Active Learning

What is Active Learning?

Active learning is a low-supervision approach to machine learning in which the learning algorithm actively seeks out the most valuable data points in a data set — those which provide it with an optimal learning opportunity. Additionally, the active learning algorithm can query data scientists for assistance with labeling data points it’s uncertain about.

How it works is deceptively simple:

  1. First, an engineer provides the active learning model with a large data set that is unlabeled save for a small portion of data points.
  2. The active learning model will assess the labeled data points, when using that information to make predictions about the remaining data points in the set.
  3. For each prediction it makes, the model will assign a confidence score to indicate how certain it is in its assessment.
  4. Once the model is done analyzing the data set, it will submit the data points with the lowest confidence score to the engineer, who then applies the correct label to each data point.
  5. After viewing the labels applied by the engineer, the model uses its newfound understanding to re-label other data points in the set.

Just as deep learning and neural networks mimic human brain patterns, active learning mimics how we learn and engage with new information. We start with the basics, then practically apply that knowledge to solve related problems. If we encounter a question or problem that leaves us stumped, we ask for help from the instructor

What is the Role of Active Learning in Machine Learning?

The majority of training for machine learning models is passive. A model is provided with a data set then more or less left to its own devices until the validation stage. Active learning is an alternative to this passivity.

Instead of training itself by laboriously analyzing data points it already understands, an active learning algorithm can focus on the ones it doesn’t. There are several advantages to this approach:

  • Considerably reduced labeling effort. Instead of labeling massive quantities of data, the model instead chooses and labels the samples that can potentially teach it the most.
  • Improved performance. Active learning not only streamlines training, but can also lead to the creation of more generalized, accurate and reliable models.
  • Scalable training. Because it’s relatively low-effort and low-intensity, active learning scales incredibly well compared to other types of machine learning.
  • Better utilization of data sets. Active learning can generally get the same results with smaller data sets, making it well-suited for scenarios where there’s a relative dearth of labeled data points.

Active Learning vs. Reinforcement Learning

Both active learning and reinforcement learning allow a model to train itself through a sort of trial-and-error process. However, that’s where the similarities between the two end. While active learning typically involves the intervention of a human data scientist or engineer, reinforcement learning leaves the model to its own devices.

Reinforcement learning can also be either passive or active, depending on how much guidance is provided to the model and whether or not there’s a fixed policy on which it can act.

Types of Active Learning

There are three core categories of active learning:

  • Stream-based selective sampling. Instead of a single data set, the model is provided with an ongoing stream of unlabeled data points which it must label in sequence. It simultaneously decides whether or not to query the user for each data point, as well.
  • Pool-based sampling.
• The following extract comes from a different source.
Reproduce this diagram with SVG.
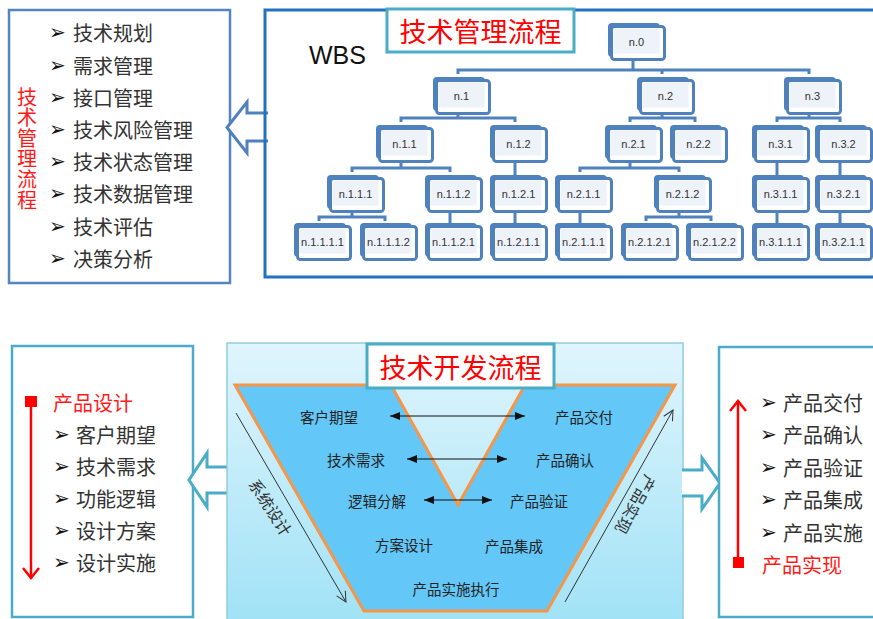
<svg xmlns="http://www.w3.org/2000/svg" width="873" height="619" viewBox="0 0 873 619">
<style>
.li{font-family:"Noto Sans CJK SC","Noto Sans",sans-serif;font-size:20px;fill:#333;dominant-baseline:central}
.bu{font-family:"DejaVu Sans",sans-serif;font-size:20px;fill:#111;dominant-baseline:central}
.red{font-family:"Noto Sans CJK SC","Noto Sans",sans-serif;font-size:20px;fill:#FF1A1A;dominant-baseline:central}
.ttl{font-family:"Noto Sans CJK SC","Noto Sans",sans-serif;font-size:27px;fill:#FF0000;text-anchor:middle;dominant-baseline:central}
.nt{font-family:"Liberation Sans",Arial,sans-serif;font-size:11px;fill:#333;text-anchor:middle;dominant-baseline:central}
.vt{font-family:"Noto Sans CJK SC","Noto Sans",sans-serif;font-size:14.5px;fill:#222;text-anchor:middle;dominant-baseline:central}
.dg{font-family:"Noto Sans CJK SC","Noto Sans",sans-serif;font-size:16px;fill:#333;text-anchor:middle;dominant-baseline:central}
.cn{fill:none;stroke:#4F81BD;stroke-width:3}
.hollowB{fill:#fff;stroke:#4F81BD;stroke-width:3;stroke-linejoin:miter}
.hollowT{fill:#fff;stroke:#4BACC6;stroke-width:3;stroke-linejoin:miter}
.tealbox{fill:#fff;stroke:#4BACC6;stroke-width:2.5}
.dbl{stroke:#111;stroke-width:1.2;marker-start:url(#tri);marker-end:url(#tri)}
.diag{stroke:#333;stroke-width:1;marker-end:url(#openA)}
</style>
<defs>
<linearGradient id="panelG" x1="0" y1="0" x2="0" y2="1">
<stop offset="0" stop-color="#E0F5FD"/>
<stop offset="1" stop-color="#A0E2F6"/>
</linearGradient>
<marker id="tri" viewBox="0 0 10 8" refX="10" refY="4" markerWidth="10" markerHeight="8" markerUnits="userSpaceOnUse" orient="auto-start-reverse">
<path d="M0,0 L10,4 L0,8 Z" fill="#111"/>
</marker>
<marker id="openA" viewBox="0 0 12 12" refX="11" refY="6" markerWidth="12" markerHeight="12" markerUnits="userSpaceOnUse" orient="auto">
<path d="M1,1 L11,6 L1,11" fill="none" stroke="#333" stroke-width="1"/>
</marker>
<symbol id="nd" overflow="visible">
<rect x="0" y="0" width="52" height="34" rx="4" fill="#4F81BD"/>
<rect x="3.5" y="3.5" width="53" height="33" rx="3" fill="#fff" stroke="#4F81BD" stroke-width="3"/>
<rect x="5.5" y="5.5" width="46" height="25" fill="#EEF2F9"/>
</symbol>
</defs>
<rect width="873" height="619" fill="#fff"/>

<!-- Top-left list box -->
<g id="mgmt-list">
<rect x="9" y="10" width="221" height="273" fill="#fff" stroke="#5585C0" stroke-width="2.5"/>
<text x="27" y="87" writing-mode="vertical-rl" font-family="Noto Sans CJK SC,Noto Sans,sans-serif" font-size="20" fill="#FF1A1A" letter-spacing="0.6">技术管理流程</text>
<text class="bu" x="49" y="32">➢</text><text class="li" x="73" y="32">技术规划</text>
<text class="bu" x="49" y="65">➢</text><text class="li" x="73" y="65">需求管理</text>
<text class="bu" x="49" y="97">➢</text><text class="li" x="73" y="97">接口管理</text>
<text class="bu" x="49" y="129">➢</text><text class="li" x="73" y="129">技术风险管理</text>
<text class="bu" x="49" y="161">➢</text><text class="li" x="73" y="161">技术状态管理</text>
<text class="bu" x="49" y="193">➢</text><text class="li" x="73" y="193">技术数据管理</text>
<text class="bu" x="49" y="226">➢</text><text class="li" x="73" y="226">技术评估</text>
<text class="bu" x="49" y="258">➢</text><text class="li" x="73" y="258">决策分析</text>
</g>

<g id="arrow-top">
<path class="hollowB" d="M268,113 H247 V102 L227,127.5 L247,153 V141 H268"/>
</g>

<!-- WBS panel -->
<g id="wbs-panel">
<rect x="265" y="10" width="620" height="267" fill="none" stroke="#2372C0" stroke-width="3"/>
<text x="309" y="55" font-family="Liberation Sans,Arial,sans-serif" font-size="25" fill="#111" dominant-baseline="central">WBS</text>
</g>
<g id="title-mgmt">
<rect x="387" y="9" width="187" height="43" fill="#fff" stroke="#4BACC6" stroke-width="3"/>
<text class="ttl" x="480.5" y="30.5">技术管理流程</text>
</g>

<g id="n0"><use href="#nd" x="608" y="23"/><text class="nt" x="636.5" y="41.5">n.0</text></g>
<g id="n1"><use href="#nd" x="433" y="77"/><text class="nt" x="461.5" y="95.5">n.1</text></g>
<g id="n2"><use href="#nd" x="637" y="77"/><text class="nt" x="665.5" y="95.5">n.2</text></g>
<g id="n3"><use href="#nd" x="784" y="77"/><text class="nt" x="812.5" y="95.5">n.3</text></g>
<g id="n11"><use href="#nd" x="376" y="125"/><text class="nt" x="404.5" y="143.5">n.1.1</text></g>
<g id="n12"><use href="#nd" x="490" y="125"/><text class="nt" x="518.5" y="143.5">n.1.2</text></g>
<g id="n21"><use href="#nd" x="605" y="125"/><text class="nt" x="633.5" y="143.5">n.2.1</text></g>
<g id="n22"><use href="#nd" x="670" y="125"/><text class="nt" x="698.5" y="143.5">n.2.2</text></g>
<g id="n31"><use href="#nd" x="752" y="125"/><text class="nt" x="780.5" y="143.5">n.3.1</text></g>
<g id="n32"><use href="#nd" x="815" y="125"/><text class="nt" x="843.5" y="143.5">n.3.2</text></g>
<g id="n111"><use href="#nd" x="327" y="175"/><text class="nt" x="355.5" y="193.5">n.1.1.1</text></g>
<g id="n112"><use href="#nd" x="425" y="175"/><text class="nt" x="453.5" y="193.5">n.1.1.2</text></g>
<g id="n121"><use href="#nd" x="490" y="175"/><text class="nt" x="518.5" y="193.5">n.1.2.1</text></g>
<g id="n211"><use href="#nd" x="555" y="175"/><text class="nt" x="583.5" y="193.5">n.2.1.1</text></g>
<g id="n212"><use href="#nd" x="654" y="175"/><text class="nt" x="682.5" y="193.5">n.2.1.2</text></g>
<g id="n311"><use href="#nd" x="752" y="175"/><text class="nt" x="780.5" y="193.5">n.3.1.1</text></g>
<g id="n321"><use href="#nd" x="815" y="175"/><text class="nt" x="843.5" y="193.5">n.3.2.1</text></g>
<g id="n1111"><use href="#nd" x="294" y="223"/><text class="nt" x="322.5" y="241.5">n.1.1.1.1</text></g>
<g id="n1112"><use href="#nd" x="360" y="223"/><text class="nt" x="388.5" y="241.5">n.1.1.1.2</text></g>
<g id="n1121"><use href="#nd" x="425" y="223"/><text class="nt" x="453.5" y="241.5">n.1.1.2.1</text></g>
<g id="n1211"><use href="#nd" x="490" y="223"/><text class="nt" x="518.5" y="241.5">n.1.2.1.1</text></g>
<g id="n2111"><use href="#nd" x="555" y="223"/><text class="nt" x="583.5" y="241.5">n.2.1.1.1</text></g>
<g id="n2121"><use href="#nd" x="621" y="223"/><text class="nt" x="649.5" y="241.5">n.2.1.2.1</text></g>
<g id="n2122"><use href="#nd" x="686" y="223"/><text class="nt" x="714.5" y="241.5">n.2.1.2.2</text></g>
<g id="n3111"><use href="#nd" x="752" y="223"/><text class="nt" x="780.5" y="241.5">n.3.1.1.1</text></g>
<g id="n3211"><use href="#nd" x="815" y="223"/><text class="nt" x="843.5" y="241.5">n.3.2.1.1</text></g>

<!-- Bottom-left box -->
<g id="design-list">
<rect class="tealbox" x="12" y="346" width="181" height="271"/>
<rect x="25" y="396" width="12" height="11" fill="#FF0000"/>
<line x1="31" y1="407" x2="31" y2="578" stroke="#FF0000" stroke-width="2.5"/>
<polyline points="23,568 31,578 39,568" fill="none" stroke="#FF0000" stroke-width="2.5"/>
<text class="red" x="53" y="402">产品设计</text>
<text class="bu" x="53" y="434">➢</text><text class="li" x="76" y="434">客户期望</text>
<text class="bu" x="53" y="466">➢</text><text class="li" x="76" y="466">技术需求</text>
<text class="bu" x="53" y="498">➢</text><text class="li" x="76" y="498">功能逻辑</text>
<text class="bu" x="53" y="530">➢</text><text class="li" x="76" y="530">设计方案</text>
<text class="bu" x="53" y="562">➢</text><text class="li" x="76" y="562">设计实施</text>
</g>

<g id="arrow-left">
<path class="hollowT" d="M229,467 H207 V453 L189,480 L207,507 V493 H229"/>
</g>

<!-- Middle panel -->
<g id="dev-panel">
<rect x="227" y="343" width="456" height="282" fill="url(#panelG)" stroke="#93CDDD" stroke-width="1.5"/>
<polygon points="235,385 391,385 458,505 525,385 675,385 547,611 364,611" fill="#63C7F8" stroke="#F79646" stroke-width="3" stroke-linejoin="miter"/>
</g>

<g id="arrow-right">
<path class="hollowT" d="M682,470 H702 V458 L720,483 L702,509 V496 H682"/>
</g>

<g id="title-dev">
<rect x="367" y="344" width="187" height="44" fill="#fff" stroke="#4BACC6" stroke-width="3"/>
<text class="ttl" x="460.5" y="366">技术开发流程</text>
</g>

<g id="connectors">
<path class="cn" d="M633,61 V70 M458,74 V70 H809 V74 M662,70 V74"/>
<path class="cn" d="M458,115 V118 M401,122 V118 H515 V122"/>
<path class="cn" d="M662,115 V118 M630,122 V118 H695 V122"/>
<path class="cn" d="M809,115 V118 M777,122 V118 H840 V122"/>
<path class="cn" d="M401,163 V168 M352,172 V168 H450 V172"/>
<path class="cn" d="M515,163 V175"/>
<path class="cn" d="M630,163 V168 M580,172 V168 H679 V172"/>
<path class="cn" d="M777,163 V175 M840,163 V175"/>
<path class="cn" d="M352,213 V217 M319,221 V217 H385 V221"/>
<path class="cn" d="M450,213 V223 M515,213 V223 M580,213 V223"/>
<path class="cn" d="M679,213 V217 M646,221 V217 H711 V221"/>
<path class="cn" d="M777,213 V223 M840,213 V223"/>
<line class="dbl" x1="390" y1="416" x2="525" y2="416"/>
<line class="dbl" x1="407" y1="459" x2="507" y2="459"/>
<line class="dbl" x1="424" y1="500" x2="492" y2="500"/>
</g>

<g id="v-labels">
<text class="vt" x="329" y="416">客户期望</text>
<text class="vt" x="356" y="459">技术需求</text>
<text class="vt" x="377" y="500">逻辑分解</text>
<text class="vt" x="404" y="544">方案设计</text>
<text class="vt" x="456" y="588">产品实施执行</text>
<text class="vt" x="584" y="416">产品交付</text>
<text class="vt" x="565" y="459">产品确认</text>
<text class="vt" x="539" y="500">产品验证</text>
<text class="vt" x="514" y="545">产品集成</text>
</g>

<g id="diag-left">
<line class="diag" x1="236" y1="413" x2="346" y2="602"/>
<text class="dg" transform="translate(271,507) rotate(57)">系统设计</text>
</g>
<g id="diag-right">
<line class="diag" x1="565" y1="602" x2="673" y2="410"/>
<text class="dg" transform="translate(636,505) rotate(119)">产品实现</text>
</g>

<!-- Bottom-right box -->
<g id="product-list">
<rect class="tealbox" x="719" y="347" width="170" height="270"/>
<line x1="738" y1="401" x2="738" y2="558" stroke="#FF0000" stroke-width="2.5"/>
<polyline points="730,411 738,401 746,411" fill="none" stroke="#FF0000" stroke-width="2.5"/>
<rect x="733" y="557" width="11" height="11" fill="#FF0000"/>
<text class="bu" x="760" y="402">➢</text><text class="li" x="783" y="402">产品交付</text>
<text class="bu" x="760" y="434">➢</text><text class="li" x="783" y="434">产品确认</text>
<text class="bu" x="760" y="467">➢</text><text class="li" x="783" y="467">产品验证</text>
<text class="bu" x="760" y="499">➢</text><text class="li" x="783" y="499">产品集成</text>
<text class="bu" x="760" y="532">➢</text><text class="li" x="783" y="532">产品实施</text>
<text class="red" x="762" y="564">产品实现</text>
</g>
</svg>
The model is given a large dataset and expected to assess it in its entirety before querying the user about any labels it’s uncertain of. Generally, the algorithm is trained on a small set of labeled data prior to being directed to the larger pool.
  • Query synthesis. Query synthesis is a somewhat complex approach to active learning in which the model generates its own data points. Typically, this requires something known as a generative adversarial network — a neural network consisting of both a generator that creates instances and a discriminator that assesses them.